Below are the records; give again exactly the lines from the one containing "Write the Plotly.js code for this chart." through the one containing "cap: '(b) Tap", leaving out pictures.

Start of Dataset records

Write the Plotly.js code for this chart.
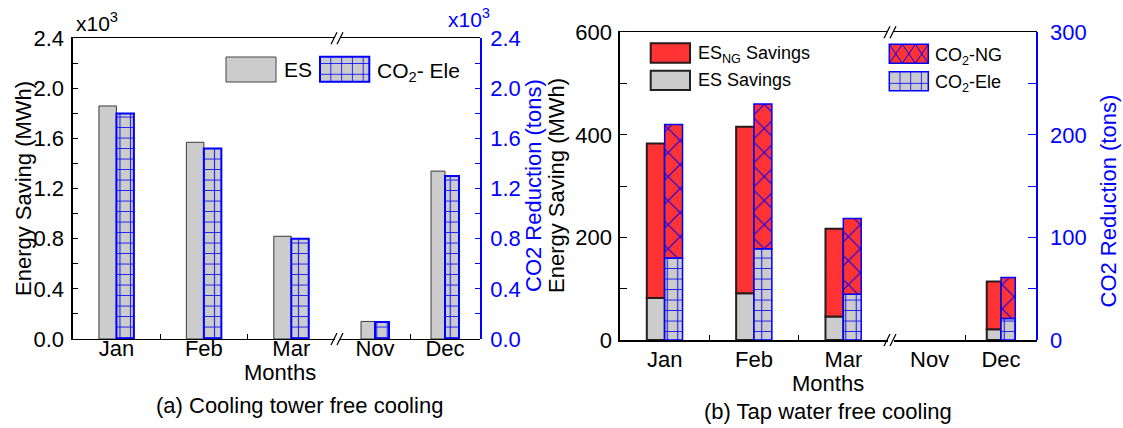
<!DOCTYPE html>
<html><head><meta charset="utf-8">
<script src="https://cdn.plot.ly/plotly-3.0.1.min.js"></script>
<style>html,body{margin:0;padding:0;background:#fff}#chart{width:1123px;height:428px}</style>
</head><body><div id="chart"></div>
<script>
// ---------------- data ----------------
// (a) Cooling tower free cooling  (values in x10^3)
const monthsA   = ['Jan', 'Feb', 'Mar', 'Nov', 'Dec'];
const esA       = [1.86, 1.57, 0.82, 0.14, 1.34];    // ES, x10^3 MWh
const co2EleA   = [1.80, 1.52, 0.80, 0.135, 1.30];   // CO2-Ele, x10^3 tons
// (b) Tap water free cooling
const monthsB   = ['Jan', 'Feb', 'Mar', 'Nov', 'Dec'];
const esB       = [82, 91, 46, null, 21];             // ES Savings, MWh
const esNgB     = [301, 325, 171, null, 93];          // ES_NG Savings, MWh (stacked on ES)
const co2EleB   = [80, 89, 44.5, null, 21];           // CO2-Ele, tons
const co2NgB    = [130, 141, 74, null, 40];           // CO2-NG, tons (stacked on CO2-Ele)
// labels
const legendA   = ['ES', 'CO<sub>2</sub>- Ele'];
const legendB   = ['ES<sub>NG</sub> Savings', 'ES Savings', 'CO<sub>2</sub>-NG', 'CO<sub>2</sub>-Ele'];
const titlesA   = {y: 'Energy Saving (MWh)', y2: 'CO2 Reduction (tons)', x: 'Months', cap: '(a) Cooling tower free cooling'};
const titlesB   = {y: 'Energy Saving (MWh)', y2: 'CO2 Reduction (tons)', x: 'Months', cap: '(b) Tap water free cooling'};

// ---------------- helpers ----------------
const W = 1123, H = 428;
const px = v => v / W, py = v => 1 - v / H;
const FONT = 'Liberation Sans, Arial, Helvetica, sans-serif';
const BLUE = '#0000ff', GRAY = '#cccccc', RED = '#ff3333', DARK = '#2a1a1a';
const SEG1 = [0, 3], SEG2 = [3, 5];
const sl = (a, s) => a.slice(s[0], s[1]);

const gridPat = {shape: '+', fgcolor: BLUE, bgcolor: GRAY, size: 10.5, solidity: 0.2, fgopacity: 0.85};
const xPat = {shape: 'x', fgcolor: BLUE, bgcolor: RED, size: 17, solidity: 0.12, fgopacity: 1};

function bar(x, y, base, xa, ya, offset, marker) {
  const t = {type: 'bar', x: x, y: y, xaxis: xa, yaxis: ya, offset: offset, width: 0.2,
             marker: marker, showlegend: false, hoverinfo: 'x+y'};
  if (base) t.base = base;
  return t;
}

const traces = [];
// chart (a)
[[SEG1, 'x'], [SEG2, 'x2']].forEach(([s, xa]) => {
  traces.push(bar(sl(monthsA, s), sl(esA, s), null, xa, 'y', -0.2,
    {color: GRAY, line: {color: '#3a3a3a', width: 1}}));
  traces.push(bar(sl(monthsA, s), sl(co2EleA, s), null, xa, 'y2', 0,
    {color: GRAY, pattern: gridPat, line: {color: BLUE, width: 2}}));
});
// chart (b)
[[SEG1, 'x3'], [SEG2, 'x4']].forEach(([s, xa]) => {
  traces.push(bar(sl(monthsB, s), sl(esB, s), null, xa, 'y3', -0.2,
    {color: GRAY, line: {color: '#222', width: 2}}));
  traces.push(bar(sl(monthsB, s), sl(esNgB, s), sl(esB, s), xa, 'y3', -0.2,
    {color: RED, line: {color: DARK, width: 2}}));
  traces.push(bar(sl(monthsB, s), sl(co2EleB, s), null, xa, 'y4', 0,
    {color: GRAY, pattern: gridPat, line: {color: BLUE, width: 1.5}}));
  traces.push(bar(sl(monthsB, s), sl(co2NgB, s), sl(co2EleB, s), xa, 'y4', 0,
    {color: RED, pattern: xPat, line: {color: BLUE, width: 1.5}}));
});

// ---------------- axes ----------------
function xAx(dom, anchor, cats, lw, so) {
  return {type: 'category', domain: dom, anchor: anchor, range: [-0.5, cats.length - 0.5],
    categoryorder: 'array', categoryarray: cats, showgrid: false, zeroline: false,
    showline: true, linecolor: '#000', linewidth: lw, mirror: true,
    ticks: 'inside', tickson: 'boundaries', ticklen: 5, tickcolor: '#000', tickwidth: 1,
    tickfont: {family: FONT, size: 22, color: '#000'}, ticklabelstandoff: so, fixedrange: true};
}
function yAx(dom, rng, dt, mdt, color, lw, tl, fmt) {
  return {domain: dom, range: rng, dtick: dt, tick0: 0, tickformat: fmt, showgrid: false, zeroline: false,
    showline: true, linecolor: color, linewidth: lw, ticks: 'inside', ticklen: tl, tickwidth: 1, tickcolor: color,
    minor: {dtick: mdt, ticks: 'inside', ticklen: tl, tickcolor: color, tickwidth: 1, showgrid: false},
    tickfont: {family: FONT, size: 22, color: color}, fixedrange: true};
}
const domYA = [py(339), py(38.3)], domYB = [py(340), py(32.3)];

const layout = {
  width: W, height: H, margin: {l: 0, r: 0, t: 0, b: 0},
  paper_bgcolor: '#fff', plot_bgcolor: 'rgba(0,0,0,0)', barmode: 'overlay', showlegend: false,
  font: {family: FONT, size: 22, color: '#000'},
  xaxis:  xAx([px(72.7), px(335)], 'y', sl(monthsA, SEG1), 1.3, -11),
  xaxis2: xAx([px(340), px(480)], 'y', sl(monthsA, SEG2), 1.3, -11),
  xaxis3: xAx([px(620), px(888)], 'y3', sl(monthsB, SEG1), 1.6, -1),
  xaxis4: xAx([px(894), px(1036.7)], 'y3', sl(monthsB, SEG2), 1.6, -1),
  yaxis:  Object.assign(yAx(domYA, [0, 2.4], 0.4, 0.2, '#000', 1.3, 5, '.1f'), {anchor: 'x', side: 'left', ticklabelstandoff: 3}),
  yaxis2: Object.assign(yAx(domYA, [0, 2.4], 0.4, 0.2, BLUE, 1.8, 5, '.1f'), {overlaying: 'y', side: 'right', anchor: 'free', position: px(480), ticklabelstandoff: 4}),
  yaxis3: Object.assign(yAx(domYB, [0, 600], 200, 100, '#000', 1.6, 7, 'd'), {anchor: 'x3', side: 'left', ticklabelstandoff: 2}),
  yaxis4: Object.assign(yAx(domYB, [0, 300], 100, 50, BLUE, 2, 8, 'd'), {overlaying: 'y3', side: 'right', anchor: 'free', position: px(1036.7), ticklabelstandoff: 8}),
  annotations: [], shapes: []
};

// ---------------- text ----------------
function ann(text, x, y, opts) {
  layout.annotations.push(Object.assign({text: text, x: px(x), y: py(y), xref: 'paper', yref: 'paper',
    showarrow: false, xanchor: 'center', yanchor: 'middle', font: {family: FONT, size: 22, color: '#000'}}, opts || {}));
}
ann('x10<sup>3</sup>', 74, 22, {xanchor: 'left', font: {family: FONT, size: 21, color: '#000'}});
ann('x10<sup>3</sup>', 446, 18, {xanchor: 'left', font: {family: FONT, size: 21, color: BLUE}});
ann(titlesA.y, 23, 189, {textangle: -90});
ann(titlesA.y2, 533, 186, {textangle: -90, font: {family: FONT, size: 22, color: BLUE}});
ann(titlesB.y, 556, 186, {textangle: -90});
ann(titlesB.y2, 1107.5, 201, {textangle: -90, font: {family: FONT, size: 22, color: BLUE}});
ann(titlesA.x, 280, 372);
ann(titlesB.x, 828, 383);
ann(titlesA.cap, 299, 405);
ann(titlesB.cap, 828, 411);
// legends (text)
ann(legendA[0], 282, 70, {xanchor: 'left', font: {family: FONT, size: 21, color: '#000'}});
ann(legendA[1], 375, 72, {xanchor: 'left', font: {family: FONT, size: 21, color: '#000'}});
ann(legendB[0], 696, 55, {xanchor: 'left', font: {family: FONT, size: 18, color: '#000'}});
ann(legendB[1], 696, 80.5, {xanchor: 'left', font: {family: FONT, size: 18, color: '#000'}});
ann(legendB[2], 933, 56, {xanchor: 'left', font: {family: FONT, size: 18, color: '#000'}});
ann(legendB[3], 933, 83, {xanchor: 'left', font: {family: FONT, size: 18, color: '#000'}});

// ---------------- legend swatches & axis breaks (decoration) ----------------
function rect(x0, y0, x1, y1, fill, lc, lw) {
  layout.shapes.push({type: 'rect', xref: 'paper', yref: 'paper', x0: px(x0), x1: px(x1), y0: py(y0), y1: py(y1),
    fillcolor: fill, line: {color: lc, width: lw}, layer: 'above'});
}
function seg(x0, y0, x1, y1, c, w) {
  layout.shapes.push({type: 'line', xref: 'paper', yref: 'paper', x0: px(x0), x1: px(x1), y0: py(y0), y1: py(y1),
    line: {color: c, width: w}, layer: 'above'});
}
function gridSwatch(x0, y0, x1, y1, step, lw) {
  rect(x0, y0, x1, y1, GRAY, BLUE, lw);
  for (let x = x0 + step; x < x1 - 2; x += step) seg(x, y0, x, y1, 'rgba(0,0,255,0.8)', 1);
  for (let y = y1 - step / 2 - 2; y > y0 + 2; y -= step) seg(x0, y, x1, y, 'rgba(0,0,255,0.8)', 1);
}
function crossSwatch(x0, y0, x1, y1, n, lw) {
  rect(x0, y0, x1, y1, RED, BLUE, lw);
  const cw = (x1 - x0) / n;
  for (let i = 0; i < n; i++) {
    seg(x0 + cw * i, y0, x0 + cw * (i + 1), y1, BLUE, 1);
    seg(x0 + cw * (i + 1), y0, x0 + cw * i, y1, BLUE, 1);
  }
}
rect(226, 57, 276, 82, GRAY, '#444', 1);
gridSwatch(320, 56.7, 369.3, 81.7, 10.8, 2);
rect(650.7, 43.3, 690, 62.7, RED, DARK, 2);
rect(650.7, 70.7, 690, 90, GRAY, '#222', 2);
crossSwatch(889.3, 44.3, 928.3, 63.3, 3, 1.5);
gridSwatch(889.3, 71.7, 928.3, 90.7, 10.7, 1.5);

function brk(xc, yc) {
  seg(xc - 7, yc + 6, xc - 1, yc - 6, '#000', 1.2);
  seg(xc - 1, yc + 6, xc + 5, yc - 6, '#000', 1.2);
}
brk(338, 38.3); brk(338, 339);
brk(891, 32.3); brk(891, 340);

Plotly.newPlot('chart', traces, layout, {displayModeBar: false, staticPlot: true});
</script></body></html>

End of Dataset records
Start of Dataset records

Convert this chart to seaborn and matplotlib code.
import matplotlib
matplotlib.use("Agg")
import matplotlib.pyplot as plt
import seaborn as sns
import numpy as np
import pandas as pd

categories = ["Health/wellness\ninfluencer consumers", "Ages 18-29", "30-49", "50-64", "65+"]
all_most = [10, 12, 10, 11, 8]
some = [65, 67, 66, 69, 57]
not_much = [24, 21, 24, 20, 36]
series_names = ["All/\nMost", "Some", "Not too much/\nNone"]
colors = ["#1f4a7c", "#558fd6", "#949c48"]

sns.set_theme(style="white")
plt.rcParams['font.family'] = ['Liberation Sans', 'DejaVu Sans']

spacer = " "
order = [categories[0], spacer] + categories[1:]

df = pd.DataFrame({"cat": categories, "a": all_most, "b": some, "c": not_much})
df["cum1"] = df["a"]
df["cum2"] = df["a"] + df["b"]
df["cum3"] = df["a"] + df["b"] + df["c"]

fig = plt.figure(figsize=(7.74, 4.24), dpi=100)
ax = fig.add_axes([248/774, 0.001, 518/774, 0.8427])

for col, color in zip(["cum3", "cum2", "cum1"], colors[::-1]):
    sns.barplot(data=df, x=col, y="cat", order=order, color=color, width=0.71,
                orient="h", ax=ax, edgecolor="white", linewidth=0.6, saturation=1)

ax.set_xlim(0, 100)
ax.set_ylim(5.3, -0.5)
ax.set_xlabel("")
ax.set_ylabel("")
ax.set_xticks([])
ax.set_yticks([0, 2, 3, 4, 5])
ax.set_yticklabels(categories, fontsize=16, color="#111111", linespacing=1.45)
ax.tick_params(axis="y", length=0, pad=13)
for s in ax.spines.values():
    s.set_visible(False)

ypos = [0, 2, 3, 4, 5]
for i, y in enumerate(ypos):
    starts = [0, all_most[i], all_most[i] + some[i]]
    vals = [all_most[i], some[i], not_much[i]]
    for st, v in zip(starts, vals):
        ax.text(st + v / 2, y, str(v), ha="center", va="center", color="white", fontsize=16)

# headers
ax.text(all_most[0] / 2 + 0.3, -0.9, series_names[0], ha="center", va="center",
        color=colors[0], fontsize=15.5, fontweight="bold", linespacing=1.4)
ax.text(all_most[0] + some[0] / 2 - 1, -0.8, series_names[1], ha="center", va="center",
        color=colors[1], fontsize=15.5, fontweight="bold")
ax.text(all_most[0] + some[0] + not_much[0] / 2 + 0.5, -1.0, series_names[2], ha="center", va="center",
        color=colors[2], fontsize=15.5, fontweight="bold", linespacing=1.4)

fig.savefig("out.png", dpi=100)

End of Dataset records

Answer in full:
Write the Plotly.js code for this chart.
<!DOCTYPE html>
<html><head><meta charset="utf-8">
<script src="https://cdn.plot.ly/plotly-3.0.1.min.js"></script>
<style>html,body{margin:0;padding:0;background:#fff}#chart{width:1123px;height:428px}</style>
</head><body><div id="chart"></div>
<script>
// ---------------- data ----------------
// (a) Cooling tower free cooling  (values in x10^3)
const monthsA   = ['Jan', 'Feb', 'Mar', 'Nov', 'Dec'];
const esA       = [1.86, 1.57, 0.82, 0.14, 1.34];    // ES, x10^3 MWh
const co2EleA   = [1.80, 1.52, 0.80, 0.135, 1.30];   // CO2-Ele, x10^3 tons
// (b) Tap water free cooling
const monthsB   = ['Jan', 'Feb', 'Mar', 'Nov', 'Dec'];
const esB       = [82, 91, 46, null, 21];             // ES Savings, MWh
const esNgB     = [301, 325, 171, null, 93];          // ES_NG Savings, MWh (stacked on ES)
const co2EleB   = [80, 89, 44.5, null, 21];           // CO2-Ele, tons
const co2NgB    = [130, 141, 74, null, 40];           // CO2-NG, tons (stacked on CO2-Ele)
// labels
const legendA   = ['ES', 'CO<sub>2</sub>- Ele'];
const legendB   = ['ES<sub>NG</sub> Savings', 'ES Savings', 'CO<sub>2</sub>-NG', 'CO<sub>2</sub>-Ele'];
const titlesA   = {y: 'Energy Saving (MWh)', y2: 'CO2 Reduction (tons)', x: 'Months', cap: '(a) Cooling tower free cooling'};
const titlesB   = {y: 'Energy Saving (MWh)', y2: 'CO2 Reduction (tons)', x: 'Months', cap: '(b) Tap water free cooling'};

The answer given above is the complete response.